### Exercise task
Pick out each line in these entries that contains the string "code".

### Provided data

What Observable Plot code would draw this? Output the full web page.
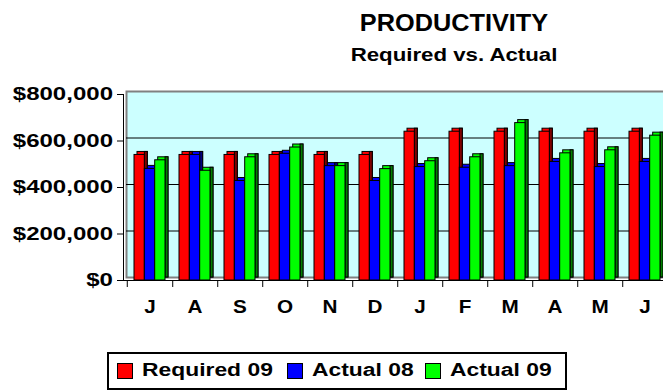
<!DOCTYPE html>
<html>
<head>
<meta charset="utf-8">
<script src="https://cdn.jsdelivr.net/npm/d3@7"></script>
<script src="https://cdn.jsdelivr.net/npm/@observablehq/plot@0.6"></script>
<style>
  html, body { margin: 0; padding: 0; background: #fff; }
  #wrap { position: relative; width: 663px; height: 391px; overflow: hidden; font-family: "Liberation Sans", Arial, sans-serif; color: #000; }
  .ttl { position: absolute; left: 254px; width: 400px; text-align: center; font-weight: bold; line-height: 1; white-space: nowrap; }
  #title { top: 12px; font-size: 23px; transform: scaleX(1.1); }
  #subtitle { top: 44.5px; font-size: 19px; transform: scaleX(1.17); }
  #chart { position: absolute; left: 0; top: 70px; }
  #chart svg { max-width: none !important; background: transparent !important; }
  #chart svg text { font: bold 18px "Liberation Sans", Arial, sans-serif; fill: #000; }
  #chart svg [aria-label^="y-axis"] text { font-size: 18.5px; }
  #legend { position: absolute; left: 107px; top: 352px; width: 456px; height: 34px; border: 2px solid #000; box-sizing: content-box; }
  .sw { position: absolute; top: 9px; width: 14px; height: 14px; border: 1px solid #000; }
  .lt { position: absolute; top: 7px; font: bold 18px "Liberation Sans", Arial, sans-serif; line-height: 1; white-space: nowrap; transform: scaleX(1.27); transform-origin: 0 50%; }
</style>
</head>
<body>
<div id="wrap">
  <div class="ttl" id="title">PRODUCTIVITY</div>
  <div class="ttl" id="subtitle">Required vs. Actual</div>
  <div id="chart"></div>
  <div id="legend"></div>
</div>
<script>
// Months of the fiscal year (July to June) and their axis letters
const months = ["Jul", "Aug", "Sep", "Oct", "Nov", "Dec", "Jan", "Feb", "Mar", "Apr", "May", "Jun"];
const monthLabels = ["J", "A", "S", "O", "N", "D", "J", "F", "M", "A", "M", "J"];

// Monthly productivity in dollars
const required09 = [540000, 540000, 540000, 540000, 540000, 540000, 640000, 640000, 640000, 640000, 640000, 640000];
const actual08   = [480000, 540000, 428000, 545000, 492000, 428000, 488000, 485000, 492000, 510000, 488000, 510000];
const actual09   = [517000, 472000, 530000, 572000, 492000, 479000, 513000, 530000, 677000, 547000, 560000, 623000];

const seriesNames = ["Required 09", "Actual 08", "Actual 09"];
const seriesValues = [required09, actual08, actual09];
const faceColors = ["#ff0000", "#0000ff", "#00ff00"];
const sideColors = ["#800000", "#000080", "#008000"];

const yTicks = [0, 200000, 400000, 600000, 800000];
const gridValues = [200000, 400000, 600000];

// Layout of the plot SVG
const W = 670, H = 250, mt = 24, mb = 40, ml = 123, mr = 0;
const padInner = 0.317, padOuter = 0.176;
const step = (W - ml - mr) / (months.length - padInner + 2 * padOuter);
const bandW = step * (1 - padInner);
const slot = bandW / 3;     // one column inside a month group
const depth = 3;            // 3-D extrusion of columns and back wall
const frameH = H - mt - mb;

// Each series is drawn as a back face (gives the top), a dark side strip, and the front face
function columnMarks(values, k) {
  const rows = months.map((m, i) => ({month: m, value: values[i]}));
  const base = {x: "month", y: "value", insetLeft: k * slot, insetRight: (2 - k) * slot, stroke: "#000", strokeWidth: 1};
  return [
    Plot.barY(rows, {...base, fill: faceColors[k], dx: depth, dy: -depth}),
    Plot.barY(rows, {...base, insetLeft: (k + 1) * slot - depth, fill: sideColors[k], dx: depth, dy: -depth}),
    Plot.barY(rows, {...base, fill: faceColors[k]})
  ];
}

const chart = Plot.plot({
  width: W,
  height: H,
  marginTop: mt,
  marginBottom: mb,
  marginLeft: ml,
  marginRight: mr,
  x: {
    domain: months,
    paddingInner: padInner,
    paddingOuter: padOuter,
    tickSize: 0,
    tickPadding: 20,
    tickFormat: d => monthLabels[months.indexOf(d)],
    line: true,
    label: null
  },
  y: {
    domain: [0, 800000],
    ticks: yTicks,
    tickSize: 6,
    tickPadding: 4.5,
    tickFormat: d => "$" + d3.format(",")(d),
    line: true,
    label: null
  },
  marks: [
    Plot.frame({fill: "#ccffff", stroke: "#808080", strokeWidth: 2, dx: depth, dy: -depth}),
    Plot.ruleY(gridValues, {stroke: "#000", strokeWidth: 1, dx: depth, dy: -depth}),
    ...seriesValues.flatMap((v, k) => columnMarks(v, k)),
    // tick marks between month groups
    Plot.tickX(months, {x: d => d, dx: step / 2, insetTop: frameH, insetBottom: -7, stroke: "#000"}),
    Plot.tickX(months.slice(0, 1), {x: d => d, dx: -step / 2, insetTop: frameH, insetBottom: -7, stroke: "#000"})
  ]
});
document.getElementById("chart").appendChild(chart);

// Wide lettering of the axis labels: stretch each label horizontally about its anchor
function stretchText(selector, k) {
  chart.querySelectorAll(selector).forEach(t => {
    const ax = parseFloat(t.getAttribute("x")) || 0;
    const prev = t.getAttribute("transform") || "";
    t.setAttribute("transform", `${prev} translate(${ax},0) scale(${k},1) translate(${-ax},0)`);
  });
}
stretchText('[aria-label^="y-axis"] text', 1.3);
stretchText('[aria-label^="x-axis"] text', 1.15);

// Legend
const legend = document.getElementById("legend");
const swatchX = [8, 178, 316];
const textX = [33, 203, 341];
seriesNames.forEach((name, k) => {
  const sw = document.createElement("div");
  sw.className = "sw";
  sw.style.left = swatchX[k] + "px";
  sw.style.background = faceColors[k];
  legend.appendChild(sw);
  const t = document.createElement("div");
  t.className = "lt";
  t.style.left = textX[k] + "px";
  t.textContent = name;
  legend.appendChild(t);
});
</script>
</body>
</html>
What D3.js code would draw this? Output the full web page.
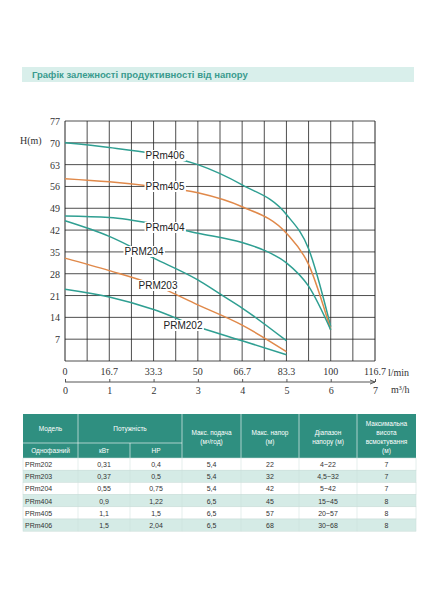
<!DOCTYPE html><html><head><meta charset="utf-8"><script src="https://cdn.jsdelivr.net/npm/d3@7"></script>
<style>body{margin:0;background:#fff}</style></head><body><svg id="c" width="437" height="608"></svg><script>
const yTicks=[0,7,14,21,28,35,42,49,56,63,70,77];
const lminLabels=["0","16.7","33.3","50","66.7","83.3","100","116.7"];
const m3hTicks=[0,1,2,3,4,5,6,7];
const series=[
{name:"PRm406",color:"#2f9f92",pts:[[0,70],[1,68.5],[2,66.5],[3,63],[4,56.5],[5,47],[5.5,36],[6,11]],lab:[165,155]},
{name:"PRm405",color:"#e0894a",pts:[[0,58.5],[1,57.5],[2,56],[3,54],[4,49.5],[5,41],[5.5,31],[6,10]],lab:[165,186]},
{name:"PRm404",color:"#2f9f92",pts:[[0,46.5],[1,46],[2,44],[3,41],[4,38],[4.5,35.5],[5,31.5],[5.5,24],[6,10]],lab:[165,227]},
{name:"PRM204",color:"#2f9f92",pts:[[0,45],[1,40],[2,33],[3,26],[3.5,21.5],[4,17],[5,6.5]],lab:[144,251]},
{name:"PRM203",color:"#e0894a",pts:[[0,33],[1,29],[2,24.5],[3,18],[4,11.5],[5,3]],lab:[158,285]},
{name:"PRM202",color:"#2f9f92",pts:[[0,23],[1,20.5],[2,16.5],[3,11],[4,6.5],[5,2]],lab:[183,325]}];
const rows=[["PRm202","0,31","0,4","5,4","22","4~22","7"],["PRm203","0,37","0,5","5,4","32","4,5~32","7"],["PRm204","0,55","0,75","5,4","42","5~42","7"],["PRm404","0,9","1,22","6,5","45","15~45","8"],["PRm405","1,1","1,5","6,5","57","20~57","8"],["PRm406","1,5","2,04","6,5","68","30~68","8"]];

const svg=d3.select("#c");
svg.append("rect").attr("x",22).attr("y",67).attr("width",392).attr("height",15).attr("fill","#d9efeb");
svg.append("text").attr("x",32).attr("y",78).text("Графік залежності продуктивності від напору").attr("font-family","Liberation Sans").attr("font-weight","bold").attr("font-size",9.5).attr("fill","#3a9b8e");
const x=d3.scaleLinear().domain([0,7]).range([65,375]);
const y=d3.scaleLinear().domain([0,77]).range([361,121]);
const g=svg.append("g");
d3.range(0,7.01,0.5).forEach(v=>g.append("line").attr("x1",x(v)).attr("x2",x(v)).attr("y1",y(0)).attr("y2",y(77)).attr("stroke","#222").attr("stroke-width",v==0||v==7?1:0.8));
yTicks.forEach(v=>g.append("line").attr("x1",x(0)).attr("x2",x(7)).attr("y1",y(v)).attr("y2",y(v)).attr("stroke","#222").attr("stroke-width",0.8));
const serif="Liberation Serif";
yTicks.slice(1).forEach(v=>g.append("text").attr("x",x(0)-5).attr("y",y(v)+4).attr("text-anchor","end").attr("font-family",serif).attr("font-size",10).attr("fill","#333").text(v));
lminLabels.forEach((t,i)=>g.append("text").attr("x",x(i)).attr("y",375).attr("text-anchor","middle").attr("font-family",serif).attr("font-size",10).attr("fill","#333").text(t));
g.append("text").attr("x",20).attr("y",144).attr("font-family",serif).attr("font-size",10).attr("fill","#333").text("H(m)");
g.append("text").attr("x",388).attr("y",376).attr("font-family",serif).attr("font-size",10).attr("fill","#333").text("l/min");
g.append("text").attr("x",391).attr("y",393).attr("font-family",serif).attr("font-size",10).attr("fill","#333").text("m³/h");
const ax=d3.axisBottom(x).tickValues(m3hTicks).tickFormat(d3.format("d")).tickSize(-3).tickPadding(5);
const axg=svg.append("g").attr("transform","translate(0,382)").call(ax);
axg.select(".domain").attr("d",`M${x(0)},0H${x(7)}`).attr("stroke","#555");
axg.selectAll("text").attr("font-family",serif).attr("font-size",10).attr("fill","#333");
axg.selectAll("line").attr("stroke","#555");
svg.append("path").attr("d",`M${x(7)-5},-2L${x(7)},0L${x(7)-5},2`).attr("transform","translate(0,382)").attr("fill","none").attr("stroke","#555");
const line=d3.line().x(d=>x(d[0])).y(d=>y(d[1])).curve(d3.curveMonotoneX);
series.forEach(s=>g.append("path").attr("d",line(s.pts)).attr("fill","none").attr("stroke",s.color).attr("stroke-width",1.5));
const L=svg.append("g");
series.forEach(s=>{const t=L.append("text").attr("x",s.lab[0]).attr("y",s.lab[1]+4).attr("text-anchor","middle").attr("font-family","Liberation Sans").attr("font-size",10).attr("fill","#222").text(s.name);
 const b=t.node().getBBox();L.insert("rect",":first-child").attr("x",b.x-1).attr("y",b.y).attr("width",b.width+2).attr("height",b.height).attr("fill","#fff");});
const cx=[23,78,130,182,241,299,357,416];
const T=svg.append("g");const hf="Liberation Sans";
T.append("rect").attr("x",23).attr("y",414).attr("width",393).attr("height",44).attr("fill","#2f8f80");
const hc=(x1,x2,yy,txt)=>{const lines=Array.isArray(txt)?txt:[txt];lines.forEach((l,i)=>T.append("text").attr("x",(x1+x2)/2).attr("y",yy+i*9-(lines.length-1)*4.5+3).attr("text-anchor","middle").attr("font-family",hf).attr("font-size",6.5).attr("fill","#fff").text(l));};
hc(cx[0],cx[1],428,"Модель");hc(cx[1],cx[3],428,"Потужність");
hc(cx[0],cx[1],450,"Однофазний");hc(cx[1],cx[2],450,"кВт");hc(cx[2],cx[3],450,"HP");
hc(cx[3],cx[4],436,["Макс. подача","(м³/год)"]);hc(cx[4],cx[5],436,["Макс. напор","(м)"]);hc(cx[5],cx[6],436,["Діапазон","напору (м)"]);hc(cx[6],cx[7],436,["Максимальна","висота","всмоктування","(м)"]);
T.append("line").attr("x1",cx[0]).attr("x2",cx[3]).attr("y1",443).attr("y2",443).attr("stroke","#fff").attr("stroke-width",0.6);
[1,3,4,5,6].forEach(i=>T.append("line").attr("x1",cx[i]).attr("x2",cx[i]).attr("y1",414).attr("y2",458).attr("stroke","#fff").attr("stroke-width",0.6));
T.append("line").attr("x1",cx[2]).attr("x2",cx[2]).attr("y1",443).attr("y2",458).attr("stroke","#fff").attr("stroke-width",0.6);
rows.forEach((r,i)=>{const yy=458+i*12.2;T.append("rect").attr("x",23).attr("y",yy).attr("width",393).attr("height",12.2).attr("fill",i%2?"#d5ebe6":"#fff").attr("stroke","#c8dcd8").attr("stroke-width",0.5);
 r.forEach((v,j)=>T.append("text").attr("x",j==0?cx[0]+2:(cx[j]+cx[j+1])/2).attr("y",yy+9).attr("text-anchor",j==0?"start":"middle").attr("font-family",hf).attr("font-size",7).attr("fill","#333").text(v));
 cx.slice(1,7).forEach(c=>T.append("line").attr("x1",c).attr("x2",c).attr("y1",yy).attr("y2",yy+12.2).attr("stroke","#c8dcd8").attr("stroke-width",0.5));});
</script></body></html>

### Exercise answer
What Observable Plot code would draw this? Output the full web page.
What D3.js code would draw this? Output the full web page.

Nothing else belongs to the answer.